▸ **Directive**: Locate the string "this" in the listing below. Copy every line where it is found.
* * * * * * * * *
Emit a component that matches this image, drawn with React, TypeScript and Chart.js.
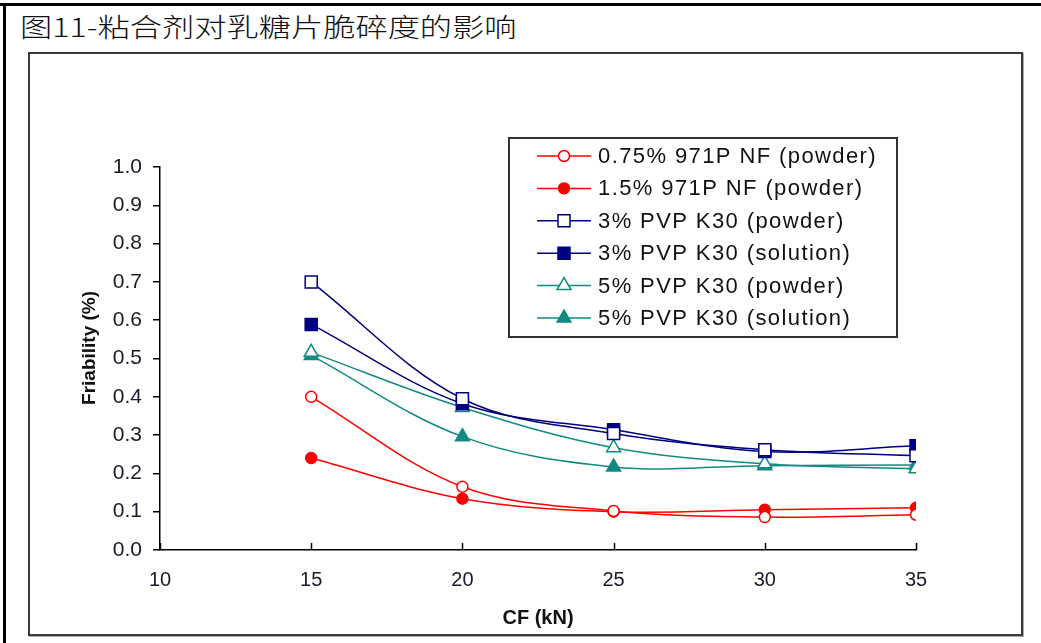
import React, { useEffect, useRef } from "react";
import { Chart, registerables } from "chart.js";

Chart.register(...registerables);

// ---- data ----
const titleText = "图11-粘合剂对乳糖片脆碎度的影响";
const xAxisTitle = "CF (kN)";
const yAxisTitle = "Friability (%)";
const forces = [15, 20, 25, 30, 35];
const seriesNames = [
  "0.75% 971P NF (powder)",
  "1.5% 971P NF (powder)",
  "3% PVP K30 (powder)",
  "3% PVP K30 (solution)",
  "5% PVP K30 (powder)",
  "5% PVP K30 (solution)",
];
const nf075Powder = [0.4, 0.165, 0.102, 0.086, 0.092];
const nf15Powder = [0.24, 0.134, 0.1, 0.105, 0.11];
const pvp3Powder = [0.7, 0.395, 0.304, 0.262, 0.246];
const pvp3Solution = [0.589, 0.382, 0.314, 0.257, 0.272];
const pvp5Powder = [0.516, 0.372, 0.267, 0.225, 0.212];
const pvp5Solution = [0.508, 0.296, 0.217, 0.22, 0.222];
const xMin = 10;
const xMax = 35;
const xStep = 5;
const yMin = 0;
const yMax = 1;
const yStep = 0.1;

const RED = "#ff0000";
const NAVY = "#000080";
const TEAL = "#128a82";

type Style = { color: string; point: string; filled: boolean; radius: number };
const styles: Style[] = [
  { color: RED, point: "circle", filled: false, radius: 5.5 },
  { color: RED, point: "circle", filled: true, radius: 5.5 },
  { color: NAVY, point: "rect", filled: false, radius: 8.5 },
  { color: NAVY, point: "rect", filled: true, radius: 8.5 },
  { color: TEAL, point: "triangle", filled: false, radius: 8 },
  { color: TEAL, point: "triangle", filled: true, radius: 8 },
];
const seriesValues = [nf075Powder, nf15Powder, pvp3Powder, pvp3Solution, pvp5Powder, pvp5Solution];

function drawMarker(ctx: CanvasRenderingContext2D, s: Style, x: number, y: number) {
  ctx.beginPath();
  const r = s.radius;
  if (s.point === "circle") {
    ctx.arc(x, y, r, 0, Math.PI * 2);
  } else if (s.point === "rect") {
    const h = Math.SQRT1_2 * r;
    ctx.rect(x - h, y - h, 2 * h, 2 * h);
  } else {
    let rad = 0;
    ctx.moveTo(x + Math.sin(rad) * r, y - Math.cos(rad) * r);
    rad += (2 * Math.PI) / 3;
    ctx.lineTo(x + Math.sin(rad) * r, y - Math.cos(rad) * r);
    rad += (2 * Math.PI) / 3;
    ctx.lineTo(x + Math.sin(rad) * r, y - Math.cos(rad) * r);
    ctx.closePath();
  }
  ctx.fillStyle = s.filled ? s.color : "#ffffff";
  ctx.fill();
  ctx.lineWidth = 1.5;
  ctx.strokeStyle = s.color;
  ctx.stroke();
}

const boxLegendPlugin = {
  id: "boxLegend",
  afterDraw(chart: any, _args: any, opts: any) {
    const ctx: CanvasRenderingContext2D = chart.ctx;
    const { left, top, right, bottom, rowGap, lineX0, lineX1, textX } = opts;
    ctx.save();
    ctx.strokeStyle = "#333333";
    ctx.lineWidth = 2;
    ctx.strokeRect(left, top, right - left, bottom - top);
    ctx.font = "22px 'Liberation Sans', Arial, sans-serif";
    (ctx as any).letterSpacing = "1.4px";
    ctx.textBaseline = "middle";
    ctx.textAlign = "left";
    chart.data.datasets.forEach((ds: any, i: number) => {
      const y = top + 18 + i * rowGap;
      const s = styles[i];
      ctx.beginPath();
      ctx.moveTo(lineX0, y);
      ctx.lineTo(lineX1, y);
      ctx.strokeStyle = s.color;
      ctx.lineWidth = 1.5;
      ctx.stroke();
      drawMarker(ctx, s, (lineX0 + lineX1) / 2, y);
      ctx.fillStyle = "#111111";
      ctx.fillText(ds.label, textX, y + 1);
    });
    ctx.restore();
  },
};

const innerTicksPlugin = {
  id: "innerTicks",
  afterDraw(chart: any) {
    const ctx: CanvasRenderingContext2D = chart.ctx;
    const xs = chart.scales.x;
    const bottom = chart.chartArea.bottom;
    ctx.save();
    ctx.strokeStyle = "#000000";
    ctx.lineWidth = 1.5;
    xs.ticks.forEach((t: any) => {
      const px = Math.round(xs.getPixelForValue(t.value)) + 0.5;
      ctx.beginPath();
      ctx.moveTo(px, bottom);
      ctx.lineTo(px, bottom - 7);
      ctx.stroke();
    });
    ctx.restore();
  },
};

function FriabilityChart() {
  const ref = useRef<HTMLCanvasElement | null>(null);
  useEffect(() => {
    if (!ref.current) return;
    const chart = new Chart(ref.current, {
      type: "line",
      data: {
        datasets: seriesNames.map((name, i) => ({
          label: name,
          data: forces.map((f, j) => ({ x: f, y: seriesValues[i][j] })),
          borderColor: styles[i].color,
          backgroundColor: styles[i].filled ? styles[i].color : "#ffffff",
          pointBackgroundColor: styles[i].filled ? styles[i].color : "#ffffff",
          pointBorderColor: styles[i].color,
          pointBorderWidth: 1.5,
          pointStyle: styles[i].point as any,
          pointRadius: styles[i].radius,
          borderWidth: 1.5,
          tension: 0.35,
          fill: false,
        })),
      },
      options: {
        responsive: false,
        animation: false,
        devicePixelRatio: 1,
        layout: { padding: { left: 78, right: 125, top: 167, bottom: 13 } },
        plugins: {
          legend: { display: false },
          tooltip: { enabled: false },
          title: { display: false },
          boxLegend: {
            left: 509,
            top: 138,
            right: 897,
            bottom: 337,
            rowGap: 32.4,
            lineX0: 537,
            lineX1: 591,
            textX: 598,
          },
        } as any,
        scales: {
          x: {
            type: "linear",
            min: xMin,
            max: xMax,
            afterFit: (s: any) => {
              s.height = 80;
            },
            ticks: {
              stepSize: xStep,
              padding: 18,
              color: "#1a1a2a",
              font: { family: "'Liberation Sans Narrow', 'Liberation Sans', Arial, sans-serif", size: 20 },
              callback: (v: any) => String(v),
            },
            grid: { display: true, drawOnChartArea: false, drawTicks: false },
            border: { display: true, color: "#000000", width: 1.5 },
            title: {
              display: true,
              text: xAxisTitle,
              color: "#111111",
              padding: { top: 0, bottom: 0 },
              font: { family: "'Liberation Sans', Arial, sans-serif", size: 20, weight: "bold" },
            },
          },
          y: {
            type: "linear",
            min: yMin,
            max: yMax,
            afterFit: (s: any) => {
              s.width = 82;
            },
            ticks: {
              stepSize: yStep,
              padding: 11,
              color: "#1a1a2a",
              font: { family: "'Liberation Sans', Arial, sans-serif", size: 21 },
              callback: (v: any) => Number(v).toFixed(1),
            },
            grid: { display: true, drawOnChartArea: false, drawTicks: true, tickLength: 7, color: "#000000", lineWidth: 1.5 },
            border: { display: true, color: "#000000", width: 1.5 },
            title: {
              display: true,
              text: "    " + yAxisTitle,
              color: "#111111",
              padding: { top: 0, bottom: 0 },
              font: { family: "'Liberation Sans', Arial, sans-serif", size: 19, weight: "bold" },
            },
          },
        },
      },
      plugins: [boxLegendPlugin, innerTicksPlugin],
    });
    return () => chart.destroy();
  }, []);
  return (
    <canvas
      ref={ref}
      width={1041}
      height={643}
      style={{ position: "absolute", left: 0, top: 0, width: 1041, height: 643 }}
    />
  );
}

export default function App() {
  return (
    <div
      style={{
        position: "absolute",
        left: 0,
        top: 0,
        width: 1041,
        height: 643,
        background: "#ffffff",
        overflow: "hidden",
      }}
    >
      <div style={{ position: "absolute", left: 0, top: 3, width: 1041, height: 3, background: "#000" }} />
      <div style={{ position: "absolute", left: 3, top: 3, width: 3, height: 640, background: "#000" }} />
      <div
        style={{
          position: "absolute",
          left: 20,
          top: 12,
          fontFamily: "'Noto Sans CJK SC', sans-serif",
          fontSize: 26,
          fontWeight: 300,
          lineHeight: "28px",
          color: "#111",
          whiteSpace: "nowrap",
          transform: "scaleX(1.24)",
          transformOrigin: "left top",
        }}
      >
        {titleText}
      </div>
      <div
        style={{
          position: "absolute",
          left: 28,
          top: 52,
          width: 991,
          height: 580,
          border: "2px solid #3a3a3a",
          boxShadow: "1px 1px 0 #aaa",
        }}
      />
      <FriabilityChart />
    </div>
  );
}
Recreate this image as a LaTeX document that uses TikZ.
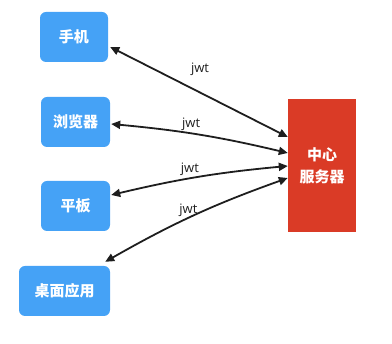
\documentclass[tikz,border=0pt]{standalone}
\usepackage{fontspec}
\setmainfont{Open Sans}
\newfontfamily\cjk{Noto Sans CJK SC}
\usepackage{tikz}
\usetikzlibrary{positioning, arrows.meta, calc}

\definecolor{clientblue}{RGB}{69,162,246}
\definecolor{serverred}{RGB}{218,59,38}
\definecolor{linegray}{RGB}{30,30,30}

\begin{document}
\begin{tikzpicture}[
    x=1pt, y=-1pt,
    client/.style={rectangle, fill=clientblue, rounded corners=6pt, minimum height=50pt, minimum width=#1, align=center, text=white, font=\cjk\bfseries\fontsize{15}{18}\selectfont},
    client/.default=69pt,
    server/.style={rectangle, fill=serverred, minimum height=133pt, minimum width=68pt, align=center, text=white, font=\cjk\bfseries\fontsize{15}{22}\selectfont},
    link/.style={{Triangle[length=9pt,width=8pt]}-{Triangle[length=9pt,width=8pt]}, line width=1.8pt, draw=linegray},
    jwtlabel/.style={font=\fontsize{13}{15}\selectfont, text=linegray, inner sep=1pt},
]
\useasboundingbox (0,0) rectangle (392,344);

\node[client=68pt] (phone) at (74, 37) {手机};
\node[client] (browser) at (75.5, 122) {浏览器};
\node[client] (tablet) at (75.5, 206) {平板};
\node[client=91pt] (desktop) at (64.5, 291) {桌面应用};

\node[server] (srv) at (322, 165.5) {中心\\服务器};

% jwt links
\draw[link] ($(phone.east)+(2,10)$) -- node[jwtlabel, shift={(1,-23)}] {jwt}
    ($(srv.west)+(0,-28.5)$);
\draw[link] ($(browser.east)+(1,2)$) to[bend left=4] node[jwtlabel, shift={(-9,-11)}] {jwt}
    ($(srv.west)+(0,-12.5)$);
\draw[link] ($(tablet.east)+(1,-11)$) to[bend left=4] node[jwtlabel, shift={(-9,-8)}] {jwt}
    ($(srv.west)+(0,0.5)$);
\draw[link] ($(desktop.north east)+(-5,-4)$) to[bend left=5] node[jwtlabel, shift={(-6,-5)}] {jwt}
    ($(srv.west)+(0,12.5)$);

\end{tikzpicture}
\end{document}
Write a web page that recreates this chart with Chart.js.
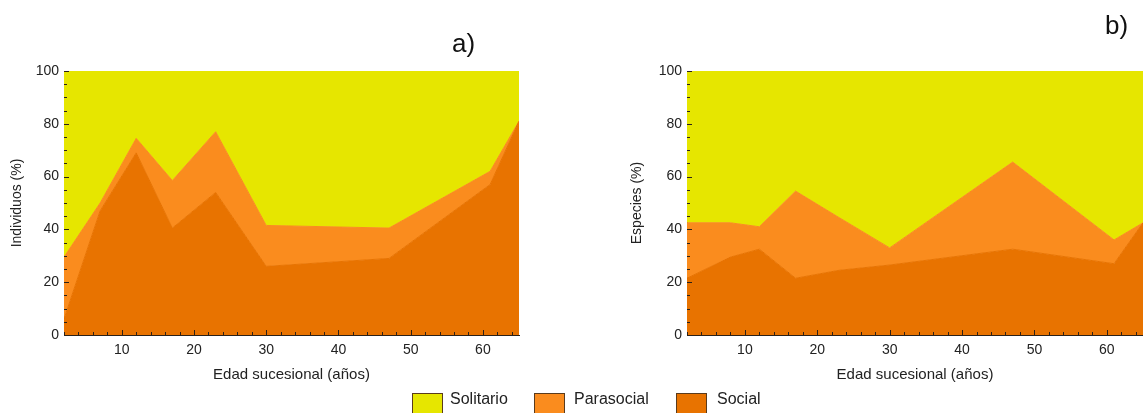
* * * * * * * * *
▸ **The reply**:
Emit a component that matches this image, drawn with React, TypeScript and Chart.js.
Recreate this image as a LaTeX document that uses TikZ.
Write a web page that recreates this chart with Chart.js.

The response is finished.